Our bombing campaigns and poppy eradication policies coupled with our failure to invest substantively in aid have kept Afghanistan perpetually on the brink of famine.
In addition to our country having the dubious distinction of being the sixth-largest arms manufacturer in the world, Canadian citizens have collectively invested $2.55 billion in arms dealers through the Canadian Pension Plan.
In this climate, our campuses are increasingly reflecting our national march to war.
The Department of National Defence has embarked on a mammoth recruitment campaign in an effort to build Canada its very own military-industrial complex.
Across the nation campuses such as Ryerson’s have seen an infusion of military recruitment ads in student newspapers, in bathroom stalls, and at career fairs.
While virtually all francophone student newspapers have refused to run the DND ads, and about 25 CEGEP student unions have opposed the militarization of their schools, resistance outside of Quebec has been more muted.
Proponents of the ads paint those who oppose them as suppressers of free speech.
To be clear, the freedom to pay for advertisements is not an entrenched Charter right.

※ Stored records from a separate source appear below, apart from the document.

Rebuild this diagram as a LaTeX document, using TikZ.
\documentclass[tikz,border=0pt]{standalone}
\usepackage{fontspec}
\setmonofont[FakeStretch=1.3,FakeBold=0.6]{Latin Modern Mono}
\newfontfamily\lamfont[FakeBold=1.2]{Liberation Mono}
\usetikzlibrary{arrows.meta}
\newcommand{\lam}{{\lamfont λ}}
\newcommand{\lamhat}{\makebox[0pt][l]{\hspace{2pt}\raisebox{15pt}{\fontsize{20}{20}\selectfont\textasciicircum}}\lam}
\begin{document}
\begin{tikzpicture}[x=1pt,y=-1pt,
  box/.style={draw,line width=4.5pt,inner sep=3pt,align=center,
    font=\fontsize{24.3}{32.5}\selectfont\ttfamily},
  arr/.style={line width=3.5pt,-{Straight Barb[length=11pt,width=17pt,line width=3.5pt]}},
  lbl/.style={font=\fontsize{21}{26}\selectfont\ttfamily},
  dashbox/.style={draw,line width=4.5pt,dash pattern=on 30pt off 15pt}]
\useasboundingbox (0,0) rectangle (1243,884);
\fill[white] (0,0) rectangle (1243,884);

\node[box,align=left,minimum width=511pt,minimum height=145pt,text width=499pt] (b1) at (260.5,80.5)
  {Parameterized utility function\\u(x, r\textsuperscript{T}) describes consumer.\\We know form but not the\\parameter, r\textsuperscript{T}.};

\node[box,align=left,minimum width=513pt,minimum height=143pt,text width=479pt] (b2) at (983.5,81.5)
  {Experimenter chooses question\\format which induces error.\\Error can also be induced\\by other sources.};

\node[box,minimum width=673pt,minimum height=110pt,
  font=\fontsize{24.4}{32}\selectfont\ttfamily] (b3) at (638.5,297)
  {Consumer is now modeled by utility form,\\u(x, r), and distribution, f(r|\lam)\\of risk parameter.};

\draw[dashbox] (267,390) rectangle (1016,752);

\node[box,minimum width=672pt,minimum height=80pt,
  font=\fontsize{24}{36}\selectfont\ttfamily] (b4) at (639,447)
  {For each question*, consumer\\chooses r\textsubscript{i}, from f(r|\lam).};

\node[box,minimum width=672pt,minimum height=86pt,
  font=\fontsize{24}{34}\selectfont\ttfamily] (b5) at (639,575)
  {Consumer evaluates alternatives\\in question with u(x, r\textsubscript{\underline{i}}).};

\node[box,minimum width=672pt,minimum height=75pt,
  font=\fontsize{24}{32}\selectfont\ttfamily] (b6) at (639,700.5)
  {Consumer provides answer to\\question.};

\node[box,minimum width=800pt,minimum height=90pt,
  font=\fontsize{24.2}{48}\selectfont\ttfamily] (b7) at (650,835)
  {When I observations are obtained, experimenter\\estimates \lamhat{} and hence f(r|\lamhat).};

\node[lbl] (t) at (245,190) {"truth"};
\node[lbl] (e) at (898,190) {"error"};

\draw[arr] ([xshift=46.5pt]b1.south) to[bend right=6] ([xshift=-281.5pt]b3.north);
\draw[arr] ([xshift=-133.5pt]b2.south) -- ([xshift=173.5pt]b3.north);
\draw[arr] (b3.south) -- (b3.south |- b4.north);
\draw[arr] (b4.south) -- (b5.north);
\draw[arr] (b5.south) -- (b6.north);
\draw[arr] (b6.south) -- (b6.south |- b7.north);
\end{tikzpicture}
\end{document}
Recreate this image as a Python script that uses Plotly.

On the contrary, the additional $13 billion that the federal government has allocated to our military gives them a substantively louder voice than Afghani or Haitian civilians who bear the brunt of our occupations.
If we are to speak about rights in a meaningful way, why should the military’s right to buy ads trump the right of impoverished Afghanis to avoid bombings, crop fumigations, humiliating daily house raids, and torture?
Joining the military is not a morally neutral job like any other. Hillier himself confirms that the military is "not the public service of Canada. We’re not just another department. We are the Canadian Forces, and our job is to be able to kill people."
Nor are all Canadians being asked to kill and die equally.
Whereas racialized communities are disproportionately represented in the 4,000 soldiers who have come back in body bags from the Iraq war, in Canada it is the poor who are the most likely to enlist.
It is no coincidence that Canada’s four poorest provinces have the highest rates of enlistment in Canada. Conversely, the four most affluent provinces have the lowest number of new recruits.
It is disconcerting that not a single Ryerson student has ever complained about military advertisements in our campus press.
If truth is the first casualty of war, it is incumbent on us as critically engaged students to ensure that we do not allow ourselves to be used as pawns in an unending war against a people who are not our enemy.